If I had to compare the characteristics of this engine to another, I'd pick the Ducati 916 engine. I know that sounds like heresy to the ducatisti, but I have spent more than a few miles on Bologna iron. The Honda V-Four almost has the torque of a twin, mated with nearly as strong a horsepower rush as an in-line four. (I wonder if that's why the Ducati GP bike is a 90 degree V-Four?)

However, the engine tends to run hot. If you live in a climate that rarely breaks 90 degrees, you're unlikely to notice. If you live in Georgia, the heat can be a problem in the summer. Stop at a light and watch the temperature gauge soar past 212 degrees quickly. Fortunately, the engine is designed to take the heat. But knowing the engine is happy does little for the poor schmuck that's sitting on the bike. And the temperature won't really start to come down until you break 60 MPH and hold it. Stop and go traffic in a Georgia summer can become an exercise in endurance. At the Honda Hoot in 2000, I asked a Honda tech if there was something wrong with my bike.

"No," he said. "They just run hot."

"Well," I said, "I've started running Mobil One 20-50 V-Twin, and it seems to cool it off a few degrees. Is it OK to run that?"

"That's the right oil," he said.

(I'm not really trying to make this a Mobil One commercial, but that's all I've ever put in the VFR. And I have never needed to add oil, even when I go 4,000 miles between changes. In fact, I'm going for 6,000 before I change this time.)

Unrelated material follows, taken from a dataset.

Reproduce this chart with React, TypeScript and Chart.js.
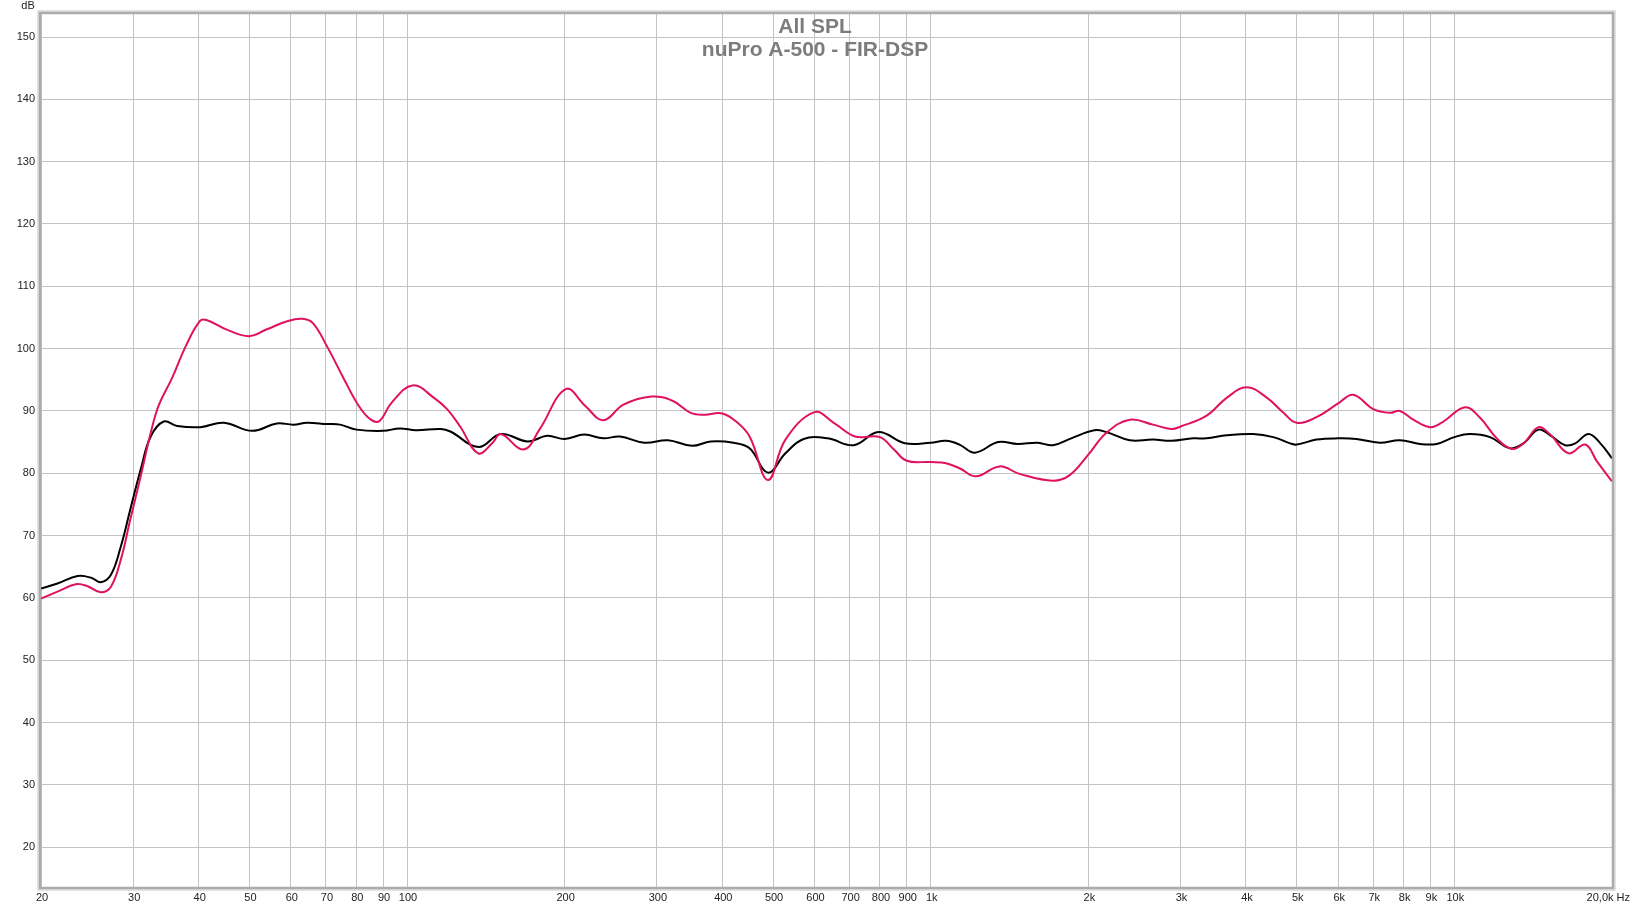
import React, { useEffect, useRef } from "react";
import Chart from "chart.js/auto";

// Red trace (raw SPL), frequency in Hz / level in dB
const redFreq = [
  20, 21.5, 23.3, 24.5, 26, 27.2, 28.4, 29.6, 31, 32.4, 33.6, 35.6, 37.8, 40.2, 41.4, 45.4, 49.9, 54, 59, 63.1,
  66.1, 70.3, 75.6, 80.9, 85.3, 88.6, 93.4, 102.5, 112.6, 119.5, 126.3, 136.8, 145.7, 151, 167, 179, 201, 219,
  237, 259, 293, 322, 348, 370, 400, 425, 451, 489, 528, 600, 653, 717, 800, 851, 900, 1000, 1070, 1135, 1221, 1353,
  1478, 1712, 1843, 2000, 2166, 2399, 2657, 2884, 3000, 3359, 3675, 4012, 4389, 4718, 5000, 5453, 6000, 6408,
  7000, 7530, 7870, 8348, 9000, 9527, 10480, 11197, 12052, 12882, 13555, 14478, 15245, 16520, 17783, 18720, 20000,
];
const redLevel = [
  59.9, 61, 62.2, 61.9, 60.9, 61.8, 66.1, 72.5, 79.5, 86.5, 91, 95.3, 100.4, 104.4, 104.6, 103, 102, 103.1, 104.4,
  104.8, 104.1, 100.4, 95.3, 90.8, 88.6, 88.4, 91.3, 94.1, 92.1, 90.2, 87.5, 83.2, 84.9, 86.3, 83.8, 87, 93.5, 90.8,
  88.5, 91, 92.3, 91.6, 89.7, 89.4, 89.6, 88.3, 85.9, 78.9, 85.4, 89.8, 88.1, 85.9, 85.8, 83.8, 82, 81.8, 81.6, 80.8,
  79.5, 81.1, 79.9, 78.8, 79.7, 83, 86.5, 88.6, 87.8, 87.1, 87.5, 89.2, 92.1, 93.8, 92.1, 89.7, 88.1, 89, 91.2,
  92.6, 90.3, 89.7, 90, 88.6, 87.4, 88.3, 90.6, 88.9, 85.6, 83.9, 84.8, 87.4, 86.2, 83.2, 84.6, 81.9, 78.7,
];

// Black trace (FIR-DSP corrected)
const blackFreq = [
  20, 21.5, 23.5, 25, 26, 27.2, 28.4, 29.6, 31, 32.4, 34.3, 36.4, 40.3, 44.7, 50.6, 56.4, 60.7, 64.4, 70.3, 74.5,
  80.1, 90.1, 96.9, 104, 116, 121, 137, 151, 170, 185, 200, 218, 237, 255, 284, 315, 350, 380, 420, 451, 489, 528,
  572, 636, 713, 795, 893, 1000, 1070, 1135, 1215, 1345, 1466, 1601, 1712, 1855, 2054, 2166, 2399, 2657, 2884,
  3171, 3364, 3675, 4130, 4510, 4856, 5000, 5453, 6000, 6500, 7200, 7870, 8600, 9250, 10000, 10710, 11700, 12780,
  13555, 14478, 15350, 16280, 17020, 18040, 19000, 20000,
];
const blackLevel = [
  61.5, 62.3, 63.5, 63.2, 62.5, 63.7, 68.2, 74.1, 80.6, 85.9, 88.3, 87.6, 87.4, 88.1, 86.8, 88, 87.8, 88.1, 87.9,
  87.8, 87, 86.8, 87.2, 86.9, 87.1, 86.7, 84.2, 86.3, 85.1, 86, 85.5, 86.2, 85.6, 85.9, 84.9, 85.3, 84.4, 85.1,
  84.9, 84, 80.1, 83.2, 85.5, 85.6, 84.5, 86.6, 84.8, 84.9, 85.2, 84.6, 83.3, 85, 84.7, 84.9, 84.5, 85.6, 86.9,
  86.6, 85.3, 85.4, 85.2, 85.6, 85.6, 86.1, 86.3, 85.8, 84.8, 84.6, 85.4, 85.6, 85.5, 84.9, 85.3, 84.7, 84.7, 85.8,
  86.3, 85.8, 84, 84.8, 87, 85.9, 84.5, 84.8, 86.3, 84.8, 82.4,
];

const xTicks = [20, 30, 40, 50, 60, 70, 80, 90, 100, 200, 300, 400, 500, 600, 700, 800, 900, 1000, 2000, 3000, 4000, 5000, 6000, 7000, 8000, 9000, 10000, 20000];
const xTickLabels = ["20", "30", "40", "50", "60", "70", "80", "90", "100", "200", "300", "400", "500", "600", "700", "800", "900", "1k", "2k", "3k", "4k", "5k", "6k", "7k", "8k", "9k", "10k", "20,0k Hz"];
const yTicks = [20, 30, 40, 50, 60, 70, 80, 90, 100, 110, 120, 130, 140, 150];

const titleLines = ["All SPL", "nuPro A-500 - FIR-DSP"];

const FONT = '"Liberation Sans", Arial, sans-serif';

function toPoints(freq: number[], level: number[]) {
  return freq.map((f, i) => ({ x: f, y: level[i] }));
}

export default function App() {
  const canvasRef = useRef<HTMLCanvasElement | null>(null);

  useEffect(() => {
    document.body.style.margin = "0";
    const canvas = canvasRef.current;
    if (!canvas) return;

    const overlay = {
      id: "rewOverlay",
      afterDraw(chart: any) {
        const { ctx, chartArea: a } = chart;
        const xs = chart.scales.x;
        const ys = chart.scales.y;
        ctx.save();

        // frame
        ctx.strokeStyle = "#d8d8d8";
        ctx.lineWidth = 1.5;
        ctx.strokeRect(a.left - 3, a.top - 3, a.right - a.left + 6, a.bottom - a.top + 6);
        ctx.strokeStyle = "#ababab";
        ctx.lineWidth = 2.5;
        ctx.strokeRect(a.left - 1, a.top - 1, a.right - a.left + 2, a.bottom - a.top + 2);

        // tick labels
        ctx.fillStyle = "#222";
        ctx.font = `11px ${FONT}`;
        ctx.textBaseline = "middle";
        ctx.textAlign = "right";
        yTicks.forEach((v) => ctx.fillText(String(v), 35, ys.getPixelForValue(v)));
        ctx.textAlign = "center";
        ctx.fillText("dB", 28, 6);
        xTicks.forEach((v, i) => {
          const px = xs.getPixelForValue(v);
          if (i === xTicks.length - 1) {
            ctx.textAlign = "right";
            ctx.fillText(xTickLabels[i], 1630, 898);
            ctx.textAlign = "center";
          } else {
            ctx.fillText(xTickLabels[i], px + 1, 898);
          }
        });

        // title
        ctx.fillStyle = "#7c7c7c";
        ctx.font = `bold 21px ${FONT}`;
        ctx.textBaseline = "alphabetic";
        ctx.textAlign = "center";
        ctx.fillText(titleLines[0], 815, 33);
        ctx.fillText(titleLines[1], 815, 56);
        ctx.restore();
      },
    };

    const chart = new Chart(canvas, {
      type: "line",
      data: {
        datasets: [
          {
            data: toPoints(redFreq, redLevel),
            borderColor: "#e0115f",
            borderWidth: 2,
            pointRadius: 0,
            tension: 0.4,
          },
          {
            data: toPoints(blackFreq, blackLevel),
            borderColor: "#000000",
            borderWidth: 2,
            pointRadius: 0,
            tension: 0.4,
          },
        ],
      },
      options: {
        animation: false,
        responsive: true,
        maintainAspectRatio: false,
        layout: { padding: { top: 14, right: 20, left: 0, bottom: 0 } },
        plugins: {
          legend: { display: false },
          tooltip: { enabled: false },
          title: { display: false },
        },
        scales: {
          x: {
            type: "logarithmic",
            min: 20,
            max: 20000,
            ticks: { display: false },
            grid: { color: "#c3c3c3", lineWidth: 1, drawTicks: false },
            border: { display: false },
            afterBuildTicks: (s: any) => {
              s.ticks = xTicks.map((v) => ({ value: v }));
            },
            afterFit: (s: any) => {
              s.height = 22;
            },
          },
          y: {
            type: "linear",
            min: 13.6,
            max: 153.7,
            ticks: { display: false },
            grid: { color: "#c3c3c3", lineWidth: 1, drawTicks: false },
            border: { display: false },
            afterBuildTicks: (s: any) => {
              s.ticks = yTicks.map((v) => ({ value: v }));
            },
            afterFit: (s: any) => {
              s.width = 41;
            },
          },
        },
      },
      plugins: [overlay],
    });

    return () => chart.destroy();
  }, []);

  return (
    <div style={{ width: 1632, height: 909, position: "relative" }}>
      <canvas ref={canvasRef} />
    </div>
  );
}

The VFR engine revs effortlessly. I don't need to look at the tach, since just a slight roll-on of the throttle gets the engine spinning well enough for a sprightly take off. The engine has good "grunt," again similar to the 916. The VFR builds power linearly. There are no jumps and jerks in the power curve. The fuel injection is spot on. As you pass 7,000 rpm, the previously mild mannered engine starts to growl like a Formula One racer. And things get interesting.